While many local agencies, programs and services have been on the potential chopping block for months, the state budget signed by Gov. Jerry Brown on Wednesday put a tentative axe to redevelopment agencies.
"There were two bills regarding redevelopment, one would dissolve our redevelopment agency and everybody else's. The second said that as long as you make an annual payment to the state, the agency would continue," said Danville City Attorney Rob Ewing. "For the immediate time, our agency is in limbo."
Danville's redevelopment agency (RDA) has spent approximately $53 million over 25 years to extend Railroad Ave., construct the library and community center, renovate the Village Theater and maintain infrastructure. Most recently, the RDA purchased a multi-million dollar building near San Ramon Valley High School as part of the downtown beautification project.
Assembly bills X1 26 and X1 27 could effectively wipe out Danville's RDA, which saw revenues of $1.6 million in the 2010-11 fiscal year. Under X1 26, RDA will be prohibited from several actions, including incurring debt, making loans and adopting or amending redevelopment plans. Those agencies that do not comply with X1 26 will be dissolved on Oct. 1, according to the California chapter of the American Planning Association.
Assembly Bill X1 27 would allow RDA to exist if the city or town participates in the alternative voluntary redevelopment program, which "requires the city to make certain specified annual payments to the county auditor for distribution to schools, fire protection agencies, and transit agencies beginning in fiscal year 2011-2012." Danville would have to take part in the program before Nov. 1.
"The way the bill is set up, that payment and it can come from entirely the redevelopment agency or the city or town can contribute to that too," Ewing said. " We've seen a preliminary number that for the first year would be $850,000 and roughly 20-25 percent off that every year after."
Because the state has until Aug. 1 to give the official numbers associated with Assembly Bill X1 27, Ewing said town officials won't be able to do much before their August council meeting.

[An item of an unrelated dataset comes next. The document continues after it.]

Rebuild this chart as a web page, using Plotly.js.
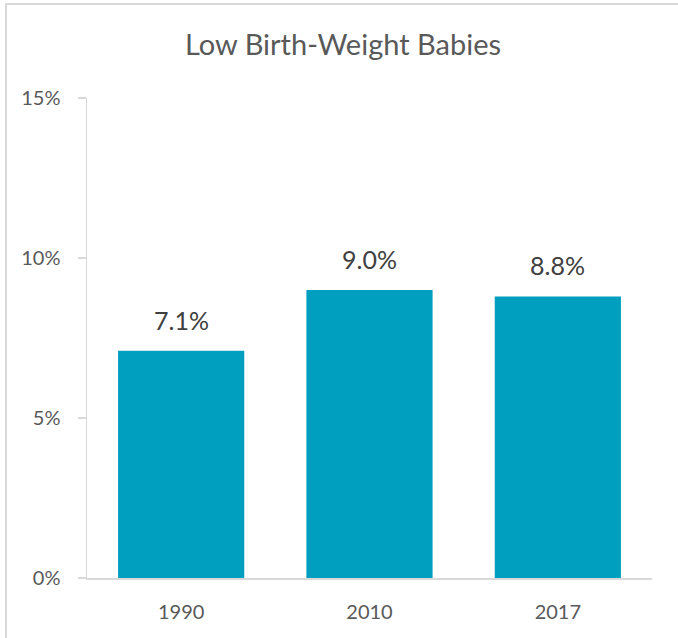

Until then, Danville will join forces with Oakland and other Bay Area cities in filing a lawsuit to try to stop Gov. Brown and the state Legislature from cutting funding for RDA.
The California Redevelopment Association and the California League of Cities will file the lawsuit with the California Supreme Court next week, challenging the bill's constitutionality by alleging that it violates Proposition 22, a measure passed by California voters last November that bars the state from taking funds that are supposed to go to local agencies. A ruling on a possible intermediate stay is expected by the end of July.
Ewing said the redevelopment bills aren't Danville's only problem, or even its biggest, with the new budget. Vehicle license fees, which are expected to account for $162 million in state revenue for the 2011-12 fiscal year, will be reallocated for local governments.
"It's taking away some of the vehicle license fees that normally go to the city's general fund, in our case about $130,000 a year. As part of that bill we might have some increased expenses for booking fees," Ewing said.
Since 2009, the vehicle license fee rate has been 1.15 percent. Of this amount, 0.65 percent goes to local governments, 0.35 percent goes to the general fund and the remainder to local public safety programs. Under Gov. Brown's budget, the fee will remain the same but only 0.5 percent will be dedicated to local purposes.